The Hong Kong Wildlife Trade Working Group is calling on its government to enhance its current enforcement strategy against wildlife smuggling, also citing Macau as a shipping port for these syndicates.

In a report titled “Trading in Extinction – The Dark Side of Hong Kong’s Wildlife Trade,” the non-governmental organization noted that over the last decade, the diversity of endangered species imported into Hong Kong has increased by 57 percent.

At the same time, the estimated value of the trade has increased by 1,600 percent, added the report conducted by Hong Kong animal rights associations and international NGOs.

The group believes that since Hong Kong is the largest cargo airport, the SAR’s illegal wildlife trade has been increasing, thus leading to a global extinction crisis.

The report cited that the Shuidong Syndicate, led by a Hong Kong businessman, has reportedly freighted quantities of ivory and pangolin from Africa to mainland China inside shipments of plastic waste, possibly since the 1990s.

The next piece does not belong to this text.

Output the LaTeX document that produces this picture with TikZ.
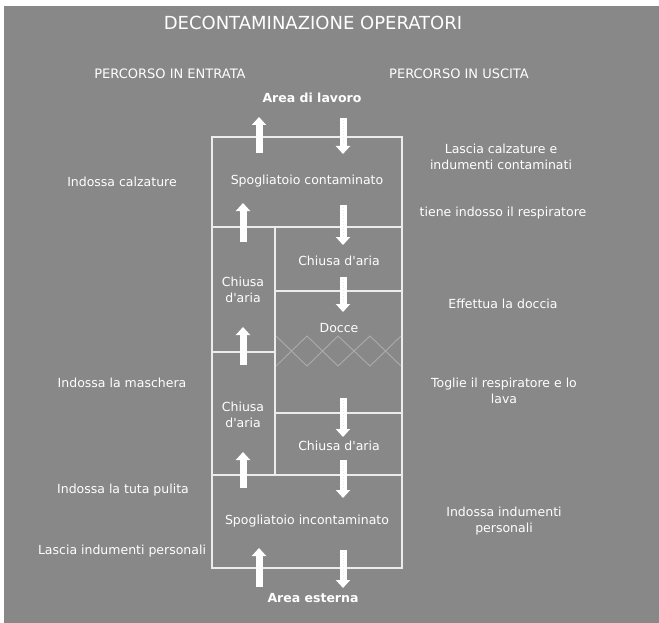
\documentclass[tikz,border=0pt]{standalone}
\usepackage{fontspec}
\setmainfont{DejaVu Sans}
\usetikzlibrary{arrows.meta,positioning}

\definecolor{bggray}{RGB}{136,136,136}
\definecolor{wall}{RGB}{236,236,236}
\definecolor{zig}{RGB}{172,172,172}

\tikzset{
	lbl/.style={text=white, inner sep=0pt, align=center, font=\fontsize{12.5}{16}\selectfont},
	hdr/.style={lbl, font=\fontsize{13}{16}\selectfont},
	area/.style={lbl, font=\bfseries\fontsize{12.5}{16}\selectfont},
	room/.style={draw=wall, line width=1.3pt},
	goin/.style={draw=white, line width=7pt, -{Triangle[width=14pt,length=8pt]}},
	goout/.style={goin},
	dots/.style={draw=gray!18, line width=0.8pt, dotted, shorten >=9pt, shorten <=2pt},
	shower/.style={draw=zig, line width=0.9pt},
}
\newcommand{\ap}{\textquotesingle}

\begin{document}
\begin{tikzpicture}[x=1pt, y=-1pt]
	\useasboundingbox (0,0) rectangle (659,623);
	\fill[white] (0,0) rectangle (659,623);
	\fill[bggray] (4,6) rectangle (659,623);

	% titles
	\node[lbl, font=\fontsize{18}{20}\selectfont] (title) at (313,23) {DECONTAMINAZIONE OPERATORI};
	\node[hdr] (entrata) at (170,74) {PERCORSO IN ENTRATA};
	\node[hdr] (uscita) at (459,74) {PERCORSO IN USCITA};
	\node[area] (lavoro) at (312,98) {Area di lavoro};
	\node[area] (esterna) at (313,598) {Area esterna};

	% rooms
	\draw[room] (212,137) rectangle (402,568);
	\draw[room] (212,227) -- (402,227);
	\draw[room] (212,475) -- (402,475);
	\draw[room] (275,227) -- (275,475);
	\draw[room] (212,352) -- (275,352);
	\draw[room] (275,291) -- (402,291);
	\draw[room] (275,413) -- (402,413);
	\draw[shower] (276,336) -- (307,366) -- (338,336) -- (370,366) -- (401,336);
	\draw[shower] (276,366) -- (307,336) -- (338,366) -- (370,336) -- (401,366);

	\node[lbl] (sporco) at (307,181) {Spogliatoio contaminato};
	\node[lbl] (chiusa1) at (339,261) {Chiusa d\ap aria};
	\node[lbl] (chiusa2) at (243,290) {Chiusa\\d\ap aria};
	\node[lbl] (docce) at (339,328) {Docce};
	\node[lbl] (chiusa3) at (243,415) {Chiusa\\d\ap aria};
	\node[lbl] (chiusa4) at (339,446) {Chiusa d\ap aria};
	\node[lbl] (pulito) at (307,521) {Spogliatoio incontaminato};

	% notes, way in
	\node[lbl] (calz) at (122,182) {Indossa calzature};
	\node[lbl] (masch) at (122,383) {Indossa la maschera};
	\node[lbl] (tuta) at (123,490) {Indossa la tuta pulita};
	\node[lbl] (lascia) at (122,551) {Lascia indumenti personali};

	% notes, way out
	\node[lbl] (calzout) at (501,157) {Lascia calzature e\\indumenti contaminati};
	\node[lbl] (resp) at (503,213) {tiene indosso il respiratore};
	\node[lbl] (doccia) at (503,304) {Effettua la doccia};
	\node[lbl] (lava) at (504,391) {Toglie il respiratore e lo\\lava};
	\node[lbl] (pers) at (504,521) {Indossa indumenti\\personali};

	% way in
	\coordinate (u1) at (259,153);
	\coordinate[above=36pt of u1] (u1t);
	\coordinate (u2) at (243,242);
	\coordinate[above=39pt of u2] (u2t);
	\coordinate (u3) at (243,365);
	\coordinate[above=38pt of u3] (u3t);
	\coordinate (u4) at (243,488);
	\coordinate[above=36pt of u4] (u4t);
	\coordinate (u5) at (259,587);
	\coordinate[above=39pt of u5] (u5t);

	% way out
	\coordinate (d1) at (343,118);
	\coordinate[below=36pt of d1] (d1b);
	\coordinate (d2) at (343,205);
	\coordinate[below=40pt of d2] (d2b);
	\coordinate (d3) at (343,277);
	\coordinate[below=35pt of d3] (d3b);
	\coordinate (d4) at (343,398);
	\coordinate[below=39pt of d4] (d4b);
	\coordinate (d5) at (343,460);
	\coordinate[below=38pt of d5] (d5b);
	\coordinate (d6) at (343,550);
	\coordinate[below=38pt of d6] (d6b);

	\draw[goin] (u1) -- (u1t);
	\draw[goin] (u2) -- (u2t);
	\draw[goin] (u3) -- (u3t);
	\draw[goin] (u4) -- (u4t);
	\draw[goin] (u5) -- (u5t);

	\draw[goout] (d1) -- (d1b);
	\draw[goout] (d2) -- (d2b);
	\draw[goout] (d3) -- (d3b);
	\draw[goout] (d4) -- (d4b);
	\draw[goout] (d5) -- (d5b);
	\draw[goout] (d6) -- (d6b);
	\draw[dots] (d1) -- (d1b);
	\draw[dots] (d2) -- (d2b);
	\draw[dots] (d3) -- (d3b);
	\draw[dots] (d4) -- (d4b);
	\draw[dots] (d5) -- (d5b);
	\draw[dots] (d6) -- (d6b);
\end{tikzpicture}
\end{document}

It also alleges that the Teng Group, comprised of Taiwanese and Philippine nationals, run an ivory empire reportedly earning as much as HKD39 million every two months from regular shipments of tusks to Taiwan via Hong Kong and Macau, as well as through money laundering and drug trafficking.

The report said that 603 ivory tusks were hidden as part of a timber shipment destined for re-export to Macau.

The Teng Group was said to have operated out of Cameroon and Nigeria, sending ivory to Taiwan, and utilizing both Macau and Hong Kong as transshipment ports.

Also, the report recalled that on March 4, 2016, the Zhuhai Border Defence Force received a tip-off that someone was planning to smuggle goods from Hong Kong to mainland China, via Zhuhai.

“That evening, in the sea north of Qi’ao Island, Zhuhai, officials discovered an unregistered 8-meter long boat travelling at high speed from Hong Kong towards Zhuhai,” the report noted.

“Inspections found boxes in the hold of the boat and scattered around it on the beach. 221 pieces of ivory were found in the boxes, weighing around 450kg in total,” it added.

With the expansion of regional trade agreements, facilitated through the likes of the Belt and Road Initiative and expanding cross-border infrastructure, such as the Hong Kong–Zhuhai–Macau Bridge, the group feared that trade routes would multiply, providing further options for traffickers.

The Hong Kong Wildlife Trade Working Group stated that “gaps in legislation, enforcement and monitoring have allowed the city’s illegal wildlife trade to continue and in recent years to proliferate.”

It also noted that with its current enforcement focus on prosecuting carriers (also known as mules) instead of investigating and prosecuting the networks and organized criminality, a reputation as a ‘black hole’ or ‘safe harbor’ for such activities has developed and will likely worsen unless addressed.